We placed you under the dome so that the Holy Spirit might descend upon you. May each one of you be like a flame. If this is not the case, you will find your work dry and your heart empty. Your pen will seem like it does not want to write….
Remain under the action of the Holy Spirit; pray to the Queen of Apostles…. You must love each other very much, otherwise you will be like golden threads separated from one another. You must all be united; you must consider yourselves an important part of the Institute…. I would like you to feel the delicacy of your office…. Feel it! Recite the Litany for the formation of writers…. At times you might feel far away, separated [from the other sisters], but it is necessary for you to remain here. If this house had not been built, then the Institute would have to take serious steps to set it up. Remain here so as to find your inspiration in Jesus and you will see that he will do great things for you, like he did for St. Teresa and St. Catherine….
In our times too, the 10th General Chapter urged us to “rediscover the teaching nature of our Institute,” so as to offer everyone “the charity of the truth” in the world of communications:
Inasmuch as we are a teaching Institute, we must be “a light; a city on a mountaintop to which everyone looks.” By reason of this vocation, “the most beautiful one and the one best suited to the times,” we have to continually “read, study, make progress and learn” because “we must accompany the contemporary world, which is always evolving; respond to its objections and give it proper nourishment, according to its mentality today.” Nevertheless, the apostolate “must always be accompanied by humility. It is necessary to remember that “it is not those who plant nor those who water who bring things to completion; it is God who does this” (CD 14).
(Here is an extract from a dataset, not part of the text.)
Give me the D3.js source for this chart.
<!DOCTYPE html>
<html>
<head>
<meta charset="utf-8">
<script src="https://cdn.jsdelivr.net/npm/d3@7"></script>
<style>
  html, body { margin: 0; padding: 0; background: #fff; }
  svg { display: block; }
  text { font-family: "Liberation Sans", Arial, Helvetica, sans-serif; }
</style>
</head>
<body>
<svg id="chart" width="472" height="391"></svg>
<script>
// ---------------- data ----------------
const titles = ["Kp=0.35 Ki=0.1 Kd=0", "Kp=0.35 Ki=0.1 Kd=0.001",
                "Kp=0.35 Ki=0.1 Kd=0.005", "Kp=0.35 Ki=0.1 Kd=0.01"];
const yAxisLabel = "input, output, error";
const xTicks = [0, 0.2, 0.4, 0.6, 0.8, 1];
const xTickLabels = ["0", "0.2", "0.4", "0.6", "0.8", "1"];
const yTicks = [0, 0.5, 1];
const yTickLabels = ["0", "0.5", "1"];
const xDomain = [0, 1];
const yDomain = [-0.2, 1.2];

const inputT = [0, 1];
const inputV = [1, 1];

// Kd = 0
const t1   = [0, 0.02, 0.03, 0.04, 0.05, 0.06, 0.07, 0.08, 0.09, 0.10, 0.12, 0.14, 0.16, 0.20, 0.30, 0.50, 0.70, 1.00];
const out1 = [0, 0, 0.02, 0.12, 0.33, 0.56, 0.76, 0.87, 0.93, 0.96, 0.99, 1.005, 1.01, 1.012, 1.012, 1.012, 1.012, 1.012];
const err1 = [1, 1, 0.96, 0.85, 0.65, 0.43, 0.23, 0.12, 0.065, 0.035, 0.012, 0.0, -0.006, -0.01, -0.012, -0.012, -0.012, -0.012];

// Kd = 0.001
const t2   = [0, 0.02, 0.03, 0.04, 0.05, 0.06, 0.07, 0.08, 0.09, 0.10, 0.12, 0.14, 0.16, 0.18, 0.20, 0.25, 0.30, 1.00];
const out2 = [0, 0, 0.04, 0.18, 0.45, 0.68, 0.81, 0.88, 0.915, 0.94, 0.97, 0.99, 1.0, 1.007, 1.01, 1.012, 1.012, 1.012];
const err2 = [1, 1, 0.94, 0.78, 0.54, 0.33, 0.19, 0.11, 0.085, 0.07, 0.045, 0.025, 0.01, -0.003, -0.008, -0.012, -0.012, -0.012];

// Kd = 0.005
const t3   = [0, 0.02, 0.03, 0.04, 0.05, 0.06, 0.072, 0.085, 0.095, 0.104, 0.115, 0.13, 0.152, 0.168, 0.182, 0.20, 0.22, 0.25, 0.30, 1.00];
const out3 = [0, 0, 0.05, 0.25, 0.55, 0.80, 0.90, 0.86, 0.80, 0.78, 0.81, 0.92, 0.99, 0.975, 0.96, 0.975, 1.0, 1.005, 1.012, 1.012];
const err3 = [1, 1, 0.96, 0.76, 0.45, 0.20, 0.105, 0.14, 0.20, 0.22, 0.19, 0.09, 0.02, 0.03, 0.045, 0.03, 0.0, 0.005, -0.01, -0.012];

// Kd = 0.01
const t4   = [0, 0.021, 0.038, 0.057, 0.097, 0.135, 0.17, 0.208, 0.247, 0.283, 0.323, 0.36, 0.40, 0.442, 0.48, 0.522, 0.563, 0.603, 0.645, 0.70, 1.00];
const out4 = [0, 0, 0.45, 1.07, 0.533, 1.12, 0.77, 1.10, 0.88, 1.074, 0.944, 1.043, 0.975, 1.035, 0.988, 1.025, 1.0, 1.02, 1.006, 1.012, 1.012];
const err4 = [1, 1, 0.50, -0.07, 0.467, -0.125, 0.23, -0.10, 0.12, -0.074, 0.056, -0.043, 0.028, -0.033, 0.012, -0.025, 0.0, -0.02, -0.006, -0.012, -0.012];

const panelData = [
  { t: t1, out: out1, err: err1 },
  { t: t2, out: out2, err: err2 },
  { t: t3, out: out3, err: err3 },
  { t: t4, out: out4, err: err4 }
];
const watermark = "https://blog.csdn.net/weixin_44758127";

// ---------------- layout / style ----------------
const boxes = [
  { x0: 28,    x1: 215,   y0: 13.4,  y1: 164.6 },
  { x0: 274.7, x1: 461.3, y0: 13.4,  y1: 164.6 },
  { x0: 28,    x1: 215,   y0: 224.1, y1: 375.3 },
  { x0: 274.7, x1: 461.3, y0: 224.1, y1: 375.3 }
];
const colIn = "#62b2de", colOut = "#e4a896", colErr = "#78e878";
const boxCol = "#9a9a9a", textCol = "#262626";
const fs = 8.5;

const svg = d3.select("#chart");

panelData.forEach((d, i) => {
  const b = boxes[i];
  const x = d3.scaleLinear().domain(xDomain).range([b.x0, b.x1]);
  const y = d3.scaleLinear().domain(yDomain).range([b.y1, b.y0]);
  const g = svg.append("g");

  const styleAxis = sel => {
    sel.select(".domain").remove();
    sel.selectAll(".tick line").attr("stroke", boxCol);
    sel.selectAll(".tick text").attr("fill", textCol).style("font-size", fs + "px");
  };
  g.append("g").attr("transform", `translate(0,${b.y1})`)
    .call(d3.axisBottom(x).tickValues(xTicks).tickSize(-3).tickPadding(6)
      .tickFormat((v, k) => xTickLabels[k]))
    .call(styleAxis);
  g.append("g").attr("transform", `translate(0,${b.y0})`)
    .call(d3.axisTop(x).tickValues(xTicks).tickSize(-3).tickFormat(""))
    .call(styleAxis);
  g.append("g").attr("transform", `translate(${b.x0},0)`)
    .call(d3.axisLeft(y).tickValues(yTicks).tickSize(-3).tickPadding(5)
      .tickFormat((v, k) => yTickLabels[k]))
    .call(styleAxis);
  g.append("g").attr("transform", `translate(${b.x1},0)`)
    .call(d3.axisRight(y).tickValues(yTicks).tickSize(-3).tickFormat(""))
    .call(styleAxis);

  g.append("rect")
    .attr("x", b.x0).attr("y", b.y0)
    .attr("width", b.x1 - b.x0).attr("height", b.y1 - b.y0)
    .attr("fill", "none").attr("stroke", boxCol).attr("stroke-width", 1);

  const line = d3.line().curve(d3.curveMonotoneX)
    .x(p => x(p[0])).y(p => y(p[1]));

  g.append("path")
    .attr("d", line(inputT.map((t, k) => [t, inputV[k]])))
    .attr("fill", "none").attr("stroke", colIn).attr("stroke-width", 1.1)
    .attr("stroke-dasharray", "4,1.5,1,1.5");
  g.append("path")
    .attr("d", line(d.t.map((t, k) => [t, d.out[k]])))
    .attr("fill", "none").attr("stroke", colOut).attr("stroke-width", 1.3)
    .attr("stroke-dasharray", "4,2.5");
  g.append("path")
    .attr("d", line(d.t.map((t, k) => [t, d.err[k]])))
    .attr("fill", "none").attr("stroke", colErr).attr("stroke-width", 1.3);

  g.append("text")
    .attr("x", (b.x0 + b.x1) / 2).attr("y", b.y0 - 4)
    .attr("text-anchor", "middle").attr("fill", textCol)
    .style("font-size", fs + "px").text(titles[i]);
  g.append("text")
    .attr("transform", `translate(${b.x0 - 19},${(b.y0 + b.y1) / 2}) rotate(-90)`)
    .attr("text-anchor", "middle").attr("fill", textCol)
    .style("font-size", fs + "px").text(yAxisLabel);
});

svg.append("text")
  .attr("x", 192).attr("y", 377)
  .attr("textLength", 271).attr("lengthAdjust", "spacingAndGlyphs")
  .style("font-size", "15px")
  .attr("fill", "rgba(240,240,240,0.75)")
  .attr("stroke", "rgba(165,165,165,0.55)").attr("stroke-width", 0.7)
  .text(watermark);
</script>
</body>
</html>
So that the pen will “sing” in our hands…
May the memory of this history help us rediscover, in the grace of our vocation, fresh enthusiasm and renewed courage to move ahead with a prophetic spirit and be, in the Church, those apostles of the Word who proclaim with joy and hope “the abundant riches” with which we have been gratuitously filled.
May the Spirit enable us to be like “antennas,” ready to detect the seeds of innovation and good that he is raising up in our time too.
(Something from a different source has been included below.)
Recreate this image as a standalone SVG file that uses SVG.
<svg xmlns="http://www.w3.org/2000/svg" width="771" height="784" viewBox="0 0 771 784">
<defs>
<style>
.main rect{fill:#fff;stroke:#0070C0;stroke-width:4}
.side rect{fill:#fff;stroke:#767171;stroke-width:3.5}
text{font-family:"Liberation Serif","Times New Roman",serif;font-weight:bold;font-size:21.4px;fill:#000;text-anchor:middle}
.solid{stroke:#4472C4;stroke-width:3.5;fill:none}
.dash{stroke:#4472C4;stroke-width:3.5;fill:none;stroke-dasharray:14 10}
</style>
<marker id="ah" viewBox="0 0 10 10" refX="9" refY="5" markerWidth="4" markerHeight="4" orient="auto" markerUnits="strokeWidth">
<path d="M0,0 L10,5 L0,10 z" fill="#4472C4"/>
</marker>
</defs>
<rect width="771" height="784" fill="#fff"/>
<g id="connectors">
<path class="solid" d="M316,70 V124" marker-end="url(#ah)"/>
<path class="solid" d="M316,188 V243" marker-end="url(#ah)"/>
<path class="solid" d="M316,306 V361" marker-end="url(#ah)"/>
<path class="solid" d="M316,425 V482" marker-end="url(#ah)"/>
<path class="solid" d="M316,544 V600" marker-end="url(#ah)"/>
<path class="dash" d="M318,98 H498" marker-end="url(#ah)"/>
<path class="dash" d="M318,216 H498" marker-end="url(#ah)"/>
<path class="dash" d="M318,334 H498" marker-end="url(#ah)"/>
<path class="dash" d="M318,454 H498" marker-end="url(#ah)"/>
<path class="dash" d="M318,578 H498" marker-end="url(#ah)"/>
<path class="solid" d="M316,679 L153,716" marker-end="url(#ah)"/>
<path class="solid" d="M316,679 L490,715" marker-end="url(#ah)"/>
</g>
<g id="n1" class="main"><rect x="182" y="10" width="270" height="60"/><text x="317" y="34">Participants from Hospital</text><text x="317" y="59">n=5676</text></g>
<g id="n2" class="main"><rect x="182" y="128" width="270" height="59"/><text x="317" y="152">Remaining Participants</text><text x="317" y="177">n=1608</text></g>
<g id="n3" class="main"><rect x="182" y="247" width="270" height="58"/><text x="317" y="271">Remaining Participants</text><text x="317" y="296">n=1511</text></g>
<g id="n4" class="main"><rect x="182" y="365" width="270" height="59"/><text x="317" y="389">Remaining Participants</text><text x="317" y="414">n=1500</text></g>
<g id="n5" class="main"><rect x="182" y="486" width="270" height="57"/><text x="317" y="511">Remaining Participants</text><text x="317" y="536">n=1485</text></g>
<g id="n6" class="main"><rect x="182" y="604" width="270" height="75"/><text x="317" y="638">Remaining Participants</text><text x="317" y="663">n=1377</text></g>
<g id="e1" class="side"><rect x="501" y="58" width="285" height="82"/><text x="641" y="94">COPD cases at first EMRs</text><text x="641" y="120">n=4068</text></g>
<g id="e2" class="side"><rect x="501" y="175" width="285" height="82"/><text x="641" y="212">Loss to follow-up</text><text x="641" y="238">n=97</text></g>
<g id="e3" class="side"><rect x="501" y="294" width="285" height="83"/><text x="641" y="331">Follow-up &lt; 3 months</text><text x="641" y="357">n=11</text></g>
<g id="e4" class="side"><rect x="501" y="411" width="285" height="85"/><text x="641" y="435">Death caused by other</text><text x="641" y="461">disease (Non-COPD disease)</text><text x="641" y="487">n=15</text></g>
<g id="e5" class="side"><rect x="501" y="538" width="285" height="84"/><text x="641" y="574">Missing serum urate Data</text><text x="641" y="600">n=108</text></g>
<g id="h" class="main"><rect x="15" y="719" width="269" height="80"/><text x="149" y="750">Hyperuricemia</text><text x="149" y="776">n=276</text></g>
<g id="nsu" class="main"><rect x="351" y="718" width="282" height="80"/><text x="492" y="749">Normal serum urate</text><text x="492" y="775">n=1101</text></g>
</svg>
May he enable us to make the most of our publishing centers so that they will become places for the elaboration of thought, cultural commitment and study (cf. VC 98); places where Pauline apostolic mysticism can be lived more authentically because one perceives more intensely the need to be channels of grace.
May he give us the ardent heart of St. Paul, the enamored “troubadour” of Christ….
In 1934, Fr. Alberione urged the SSP writers (and he would say the same thing to us today):
O priest-writers, let us write after the Holy Mass and transform ourselves into channels through which the blood of Christ flows from his heart into ours, fills it, and when it is brimming over, then pours it out over our readers….
O priest-writer, the fruit [of your apostolate] depends more on your knees than on your pen; more on your Mass than on your technical skills; more on your examination of conscience than on your knowledge! (SP, 15.12.1934)
My heartfelt thanks to the sisters who, over our 100-year history, have kept alive and shining the flame of the writing and catechetical apostolates–a flame that we hope will continue to irradiate the light of faith and hope to humanity today.